Now, I'll admit that these can be dismissed as the musings of a liberal columnist and blogger, someone looking on as an outsider. But it's fascinating to watch longtime, stalwart conservatives as they start to come to grips with what is happening and what it might mean. Trump has pushed them to the edge of the abyss, and they are looking down into that abyss and are terrified by it.
For example, Ben Domenech at The Federalist warns that the GOP is now at a dangerous tipping point away from a supposed "freedom" agenda to something much darker. "What Trump represents is the potential for a significant shift in the Republican Party toward white identity politics for the American right," he concludes, as if that light just now went off in his head. Charles Krauthammer writes that despite its popularity with the base, Trump's immigration policy "would all be merely ridiculous if it weren't morally obscene," warning that he may be dooming the party's chances in 2016. And you can almost smell the rising panic from longtime GOP consultant Alex Castellanos, who warns that Trump's campaign "must now be taken seriously by a stunned Republican establishment," pointing out that "desperate people do desperate things ... and the American people despair their country is failing."
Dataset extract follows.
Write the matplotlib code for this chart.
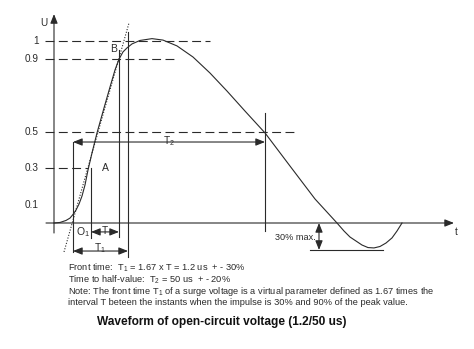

But that's the thing. Their country -- our country -- is not failing. We've been told it is failing by those invested in that failure, but it is not. Likewise, our government is not some foreign occupying power, nor is it our enemy. Our economy remains the envy of the world. The challenges that we face, while significant, are no more intimidating than those faced by previous generations of Americans.
But if you've built an entire political movement around the notion that none of that is true, then at some point you better be willing to take major, dramatic action. By creating despair but demonstrating that you have no means of alleviating it, you invite somebody else to muscle into your little con game and hijack it for his own entertainment.